When we were in Hamburg a couple of weeks back we visited MiWuLa. That would be Miniature Wunderland - the world's largest model train world. We were there with my whole family - kids, parents, sisters and their kids - to celebrate my father's 60th birthday (which was last year already, but hey, there are only so many available weekends to match in a year...) My dad was in to trains when he was small (and still is), thus the visit.
Things like this totally awakes the little tech nerd in me. BIG TIME. I have hundreds of photos from our trip to Legoland a few years back with the boys (I got a bit insane there too with all the miniature Lego worlds and
vehicles that move and I am not even going to start on how many pics or video clips I started taking now at MiWuLa because
it all looked so real and
the airplanes fly and land by themselves.)
The place is huge. It has millions of visitors per year and they have put thousands of work hours and millions of euros on building the place over the last 15 years. One of those things that give me a headache, thinking of all the planning and execution to get something like this done... Of course, it is surely The Dream Job for some.
Here they are building new landscapes. Italy. It's interesting to get to see things half way trough too, how it's made.
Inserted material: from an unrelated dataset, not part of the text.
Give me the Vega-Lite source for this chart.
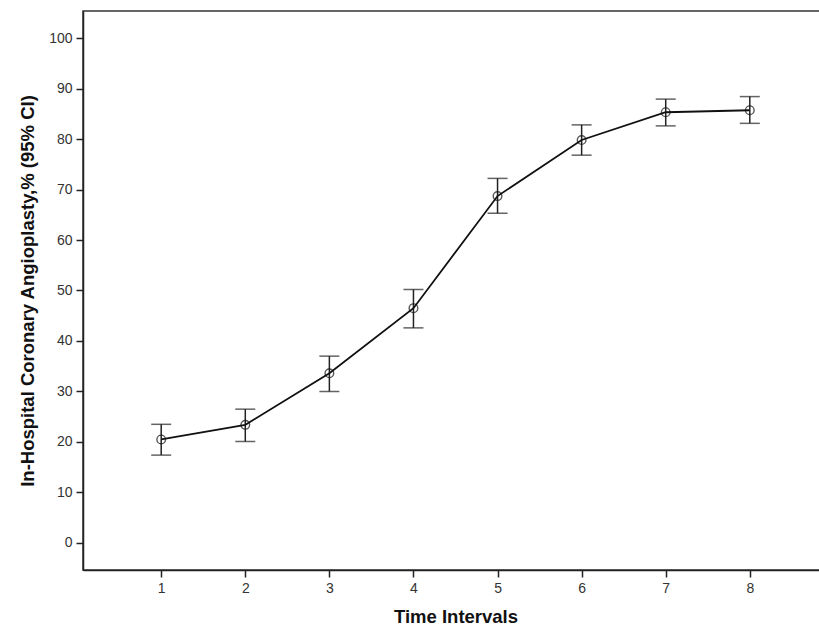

And yes, I managed to shut that somebody-built-all-this-stress aside and enjoy all the small details instead. And go crazy and take 1,000 photos of everything. Well in some cases the good optical zoom could help spot details that otherwise were to small to see; I took pictures of a lot of animals for ecample to show to Dag as he had a hard time spotting those out himself.
It's a good spot for kids, although it is more fun for an adult; trying to find all the small fun, ironic details and scenes. For me it's not so much the trains (that actually go around the whole damn thing, all trough different settings and scenery that blend into one another in different etages, some 10km all in all, which itself is a total
whoah -well, that's kind of the actual point with the whole place) but all the things happening.
It's mostly funny things. But something terrible happened here.
And here too. (There's an angel crying behind the tree.)
Well there are quite a lot of accidents actually.
Bikers gathering.
Pride party!
Airport catering kitchen.
Nordic walking in Scandinavia, of course.
As the old harbour worker I am, I had to take a few extra shots of all the harbours.
Mm-hhhmm, mhhhm. (Add nodding of head here.)
And then that cruise ship left berth and sailed away on water! Real water. Sorcery!
No realsorcery though, but lots and lots of chords and lots of computering behind it. (There's that headache again thinking about it. I'll spare you any pics I might have taken of any chords and servers that you could see at one point. But then I looked at the wiggling tails of the elephants at Hamburg Animal park -you could press buttons here and there to have stuff happen, like tail wiggling - and left the engineering be.)
In Finland it is forever winter. That's what it feels like for real sometimes too
The light switches between day and night with sunsets- and rises too.
Here's Las Vegas at night.
And the small green men and men in suits underneath area-51.
And a concert with some 20,000 small people attending. With lighters in the air and cameras flashing when it got dark. Plus of course moving figures doing the show on stage.
If you have a thing for technique, kitschy details, miniature stuff (and of course model trains) then you should definitely
stop by MiWuLa when in Hamburg (and book tickets in advance to avoid waiting for hours).